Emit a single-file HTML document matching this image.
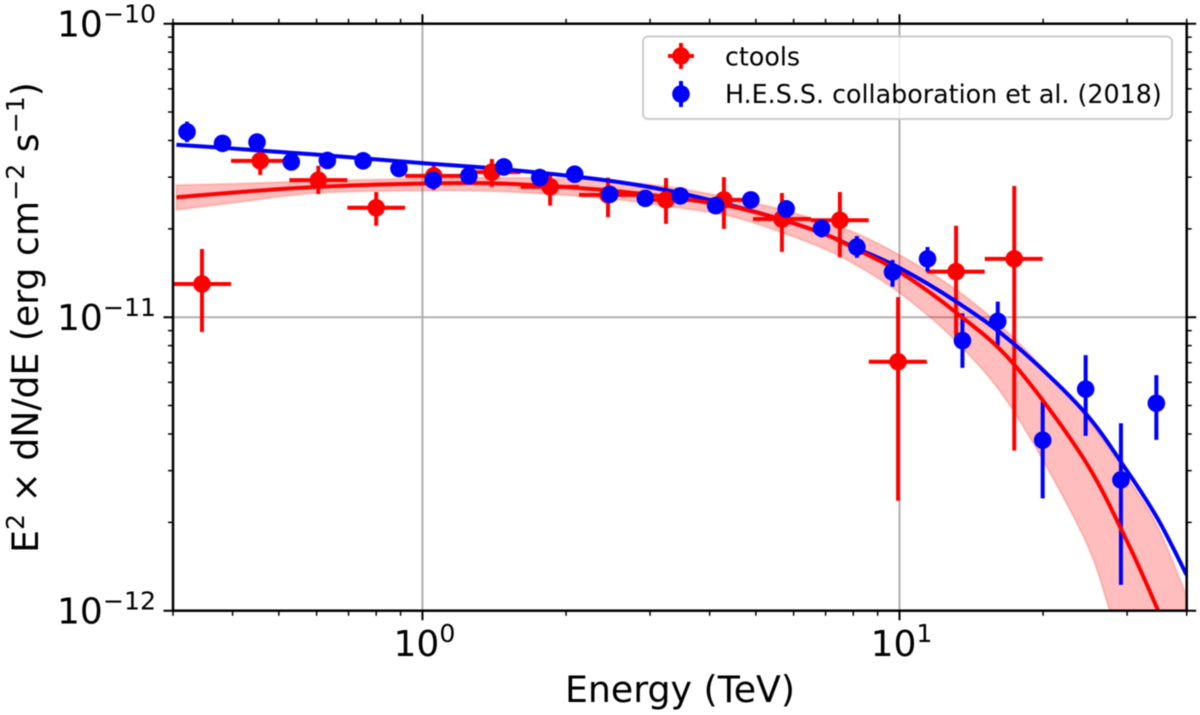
<!DOCTYPE html>
<html lang="en">
<head>
<meta charset="utf-8">
<title>Energy spectrum</title>
<style>
html,body{margin:0;padding:0;background:#fff;width:1200px;height:715px;overflow:hidden}
svg{display:block;filter:blur(0.45px)}
text{font-family:"DejaVu Sans","Liberation Sans",sans-serif;fill:#000}
</style>
</head>
<body>
<svg id="chart" xmlns="http://www.w3.org/2000/svg" width="1200" height="715" viewBox="0 0 1200 715">
  <defs><clipPath id="plot-clip"><rect x="173" y="23.7" width="1013.7" height="587"/></clipPath></defs>
  <rect x="0" y="0" width="1200" height="715" fill="#fff"/>
  <g id="grid"></g>
  <g id="marks" clip-path="url(#plot-clip)"></g>
  <g id="ticks"></g>
  <rect x="173" y="23.7" width="1013.7" height="587" fill="none" stroke="#000" stroke-width="2.5"/>
  <g id="tick-labels"></g>
  <text x="680" y="702" font-size="36.3" text-anchor="middle">Energy (TeV)</text>
  <text transform="translate(38,317.5) rotate(-90)" font-size="36.2" text-anchor="middle">E<tspan font-size="25.2" dy="-14">2</tspan><tspan dy="14"> × dN/dE (erg cm</tspan><tspan font-size="25.2" dy="-14">−2</tspan><tspan dy="14"> s</tspan><tspan font-size="25.2" dy="-14">−1</tspan><tspan dy="14">)</tspan></text>
  <g>
    <rect x="643" y="36.5" width="529" height="82.5" rx="5" ry="5" fill="#fff" fill-opacity="0.8" stroke="#ccc" stroke-width="2"/>
    <g>
      <path d="M668 56H694M681 43V69" stroke="#f00" stroke-width="4" fill="none"/>
      <circle cx="681" cy="56" r="8.8" fill="#f00"/>
      <text x="725" y="65.5" font-size="25.35">ctools</text>
    </g>
    <g>
      <path d="M681 81V107" stroke="#00f" stroke-width="4" fill="none"/>
      <circle cx="681" cy="94" r="8.8" fill="#00f"/>
      <text x="725" y="103" font-size="25.35">H.E.S.S. collaboration et al. (2018)</text>
    </g>
  </g>
</svg>
<script>
// Energies in TeV, fluxes in units of 1e-11 erg cm-2 s-1
const redEnergy=[0.345,0.457,0.605,0.80,1.056,1.398,1.852,2.449,3.24,4.285,5.67,7.50,9.93,13.14,17.4];
const redEnergyLow=[0.30,0.397,0.526,0.696,0.92,1.211,1.606,2.129,2.817,3.726,4.93,6.52,8.62,11.41,15.09];
const redEnergyHigh=[0.397,0.526,0.696,0.92,1.211,1.606,2.129,2.817,3.726,4.93,6.52,8.62,11.41,15.09,19.96];
const redFlux=[1.298,3.41,2.93,2.36,3.03,3.12,2.78,2.61,2.51,2.51,2.16,2.14,0.705,1.43,1.58];
const redFluxLow=[0.89,3.05,2.63,2.05,2.71,2.78,2.40,2.19,2.08,2.00,1.67,1.60,0.237,0.863,0.351];
const redFluxHigh=[1.707,3.77,3.28,2.67,3.35,3.46,3.05,2.99,2.98,3.00,2.65,2.67,1.17,2.05,2.80];

const blueEnergy=[0.321,0.381,0.450,0.531,0.632,0.751,0.893,1.053,1.251,1.481,1.762,2.085,2.469,2.931,3.471,4.118,4.880,5.787,6.865,8.14,9.67,11.45,13.55,16.07,19.96,24.56,29.12,34.55];
const blueFlux=[4.28,3.91,3.95,3.38,3.42,3.41,3.21,2.93,3.03,3.25,2.99,3.07,2.62,2.54,2.59,2.40,2.51,2.34,2.01,1.735,1.426,1.58,0.832,0.968,0.381,0.569,0.279,0.509];
const blueFluxLow=[3.95,3.75,3.78,3.24,3.28,3.27,3.08,2.81,2.91,3.12,2.87,2.95,2.50,2.42,2.47,2.26,2.38,2.20,1.87,1.595,1.27,1.43,0.672,0.80,0.2415,0.394,0.1224,0.382];
const blueFluxHigh=[4.64,4.08,4.13,3.52,3.56,3.55,3.34,3.05,3.15,3.38,3.11,3.19,2.74,2.66,2.71,2.54,2.64,2.48,2.15,1.89,1.567,1.735,1.03,1.13,0.515,0.743,0.435,0.635];

const curveEnergy=[0.305,0.415,0.602,1.0,1.455,2.357,3.24,4.41,5.70,7.04,8.10,10.01,13.18,17.28,24.2,29.9,34.8,40.0];
const blueCurve=[3.87,3.74,3.58,3.35,3.20,2.945,2.71,2.41,2.144,1.906,1.72,1.471,1.127,0.817,0.483,0.3015,0.2053,0.1323];
const bandUpper=[2.82,2.855,2.91,2.97,2.99,2.93,2.79,2.55,2.32,2.09,1.936,1.629,1.238,0.856,0.475,0.2877,0.1928,0.1122];
const redCurveEnergy=[0.305,0.415,0.602,1.0,1.455,2.357,3.24,4.41,5.70,7.04,8.10,10.01,13.18,17.28,24.2,29.9,34.8,36.3];
const redCurve=[2.56,2.67,2.78,2.855,2.855,2.72,2.57,2.39,2.144,1.906,1.707,1.426,1.033,0.698,0.334,0.1742,0.1006,0.0847];
const bandLowerEnergy=[0.305,0.415,0.602,1.0,1.455,2.357,3.24,4.41,5.70,7.04,8.10,10.01,13.18,17.28,24.2,27.6,29.6];
const bandLower=[2.32,2.47,2.65,2.70,2.68,2.55,2.39,2.21,1.936,1.694,1.506,1.209,0.823,0.483,0.1813,0.1,0.0706];

const xMajorTicks=[1,10];
const xMajorExponents=["0","1"];
const xMinorTicks=[0.3,0.4,0.5,0.6,0.7,0.8,0.9,2,3,4,5,6,7,8,9,20,30,40];
const yMajorTicks=[10,1,0.1];
const yMajorExponents=["−10","−11","−12"];
const yMinorTicks=[2,3,4,5,6,7,8,9,20,30,40,50,60,70,80,90,0.2,0.3,0.4,0.5,0.6,0.7,0.8,0.9];

const NS="http://www.w3.org/2000/svg";
const left=173,right=1186.7,top_=23.7,bottom=610.7;
function xScale(e){return left+Math.log10(e/0.3)/Math.log10(40/0.3)*(right-left);}
function yScale(v){return 317.2-Math.log10(v)*293.5;}
function mk(tag,attrs,parent){
  const el=document.createElementNS(NS,tag);
  for(const k in attrs){el.setAttribute(k,attrs[k]);}
  parent.appendChild(el);
  return el;
}
function smooth(pts,move){
  let d=(move?"M":"L")+pts[0][0].toFixed(2)+" "+pts[0][1].toFixed(2);
  for(let i=0;i<pts.length-1;i++){
    const p0=pts[Math.max(i-1,0)],p1=pts[i],p2=pts[i+1],p3=pts[Math.min(i+2,pts.length-1)];
    const c1x=p1[0]+(p2[0]-p0[0])/6,c1y=p1[1]+(p2[1]-p0[1])/6;
    const c2x=p2[0]-(p3[0]-p1[0])/6,c2y=p2[1]-(p3[1]-p1[1])/6;
    d+="C"+c1x.toFixed(2)+" "+c1y.toFixed(2)+" "+c2x.toFixed(2)+" "+c2y.toFixed(2)+" "+p2[0].toFixed(2)+" "+p2[1].toFixed(2);
  }
  return d;
}
function curvePoints(energies,vals){return energies.map(function(e,i){return [xScale(e),yScale(vals[i])];});}

const gridG=document.getElementById("grid");
const marks=document.getElementById("marks");
const ticksG=document.getElementById("ticks");
const labelsG=document.getElementById("tick-labels");

// grid
xMajorTicks.forEach(function(t){
  const el=mk("line",{x1:xScale(t),x2:xScale(t),y1:top_,y2:bottom,stroke:"#b0b0b0","stroke-width":2},gridG);
  
  
});
yMajorTicks.forEach(function(t){
  const el=mk("line",{x1:left,x2:right,y1:yScale(t),y2:yScale(t),stroke:"#b0b0b0","stroke-width":2},gridG);
  
  
});

// confidence band
const upperPts=curvePoints(curveEnergy,bandUpper);
const lowerPts=curvePoints(bandLowerEnergy,bandLower).reverse();
const cornerX=upperPts[upperPts.length-1][0],cornerY=lowerPts[0][1];
const band=mk("path",{d:smooth(upperPts,true)+"L"+cornerX+" "+cornerY+smooth(lowerPts,false)+"Z",fill:"#f00","fill-opacity":0.26,stroke:"#f03010","stroke-opacity":0.2,"stroke-width":2},marks);



// error bars
redEnergy.forEach(function(e,i){
  const eb=mk("path",{d:"M"+xScale(redEnergyLow[i])+" "+yScale(redFlux[i])+"H"+xScale(redEnergyHigh[i])+"M"+xScale(e)+" "+yScale(redFluxLow[i])+"V"+yScale(redFluxHigh[i]),stroke:"#f00","stroke-width":4,fill:"none"},marks);
  
  
});
blueEnergy.forEach(function(e,i){
  const eb=mk("path",{d:"M"+xScale(e)+" "+yScale(blueFluxLow[i])+"V"+yScale(blueFluxHigh[i]),stroke:"#00f","stroke-width":4,fill:"none"},marks);
  
  
});

// model curves
const blueLine=mk("path",{d:smooth(curvePoints(curveEnergy,blueCurve),true),stroke:"#00f","stroke-width":4,fill:"none"},marks);


const redLine=mk("path",{d:smooth(curvePoints(redCurveEnergy,redCurve),true),stroke:"#f00","stroke-width":4,fill:"none"},marks);



// points
redEnergy.forEach(function(e,i){
  const c=mk("circle",{cx:xScale(e),cy:yScale(redFlux[i]),r:8.8,fill:"#f00"},marks);
  
  
});
blueEnergy.forEach(function(e,i){
  const c=mk("circle",{cx:xScale(e),cy:yScale(blueFlux[i]),r:8.8,fill:"#00f"},marks);
  
  
});

// ticks
let xt="";
xMajorTicks.forEach(function(t){const x=xScale(t);xt+="M"+x+" "+(top_-9.5)+"V"+top_+"M"+x+" "+bottom+"V"+(bottom+9.5);});
const xMaj=mk("path",{d:xt,stroke:"#000","stroke-width":2,fill:"none"},ticksG);


let xm="";
xMinorTicks.forEach(function(t){const x=xScale(t);xm+="M"+x+" "+(top_-5)+"V"+top_+"M"+x+" "+bottom+"V"+(bottom+5);});
const xMin=mk("path",{d:xm,stroke:"#000","stroke-width":1.5,fill:"none"},ticksG);


let yt="";
yMajorTicks.forEach(function(t){const y=yScale(t);yt+="M"+(left-9.5)+" "+y+"H"+left+"M"+right+" "+y+"H"+(right+9.5);});
const yMaj=mk("path",{d:yt,stroke:"#000","stroke-width":2,fill:"none"},ticksG);


let ym="";
yMinorTicks.forEach(function(t){const y=yScale(t);ym+="M"+(left-5)+" "+y+"H"+left+"M"+right+" "+y+"H"+(right+5);});
const yMin=mk("path",{d:ym,stroke:"#000","stroke-width":1.5,fill:"none"},ticksG);



// tick labels
function tickLabel(x,y,anchor,exp){
  const t=mk("text",{x:x,y:y,"font-size":36,"text-anchor":anchor},labelsG);
  t.appendChild(document.createTextNode("10"));
  const s=mk("tspan",{"font-size":25.2,dy:-14},t);
  s.textContent=exp;
  return t;
}
xMajorTicks.forEach(function(v,i){
  const t=tickLabel(xScale(v)+2,656,"middle",xMajorExponents[i]);
  
  
});
yMajorTicks.forEach(function(v,i){
  const t=tickLabel(156,yScale(v)+13,"end",yMajorExponents[i]);
  
  
});
</script>
</body>
</html>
= = =
What is asked: Pick out, from the lines above, every one that contains the string "document".

Correct result:
Emit a single-file HTML document matching this image.
  const el=document.createElementNS(NS,tag);
const gridG=document.getElementById("grid");
const marks=document.getElementById("marks");
const ticksG=document.getElementById("ticks");
const labelsG=document.getElementById("tick-labels");
  t.appendChild(document.createTextNode("10"));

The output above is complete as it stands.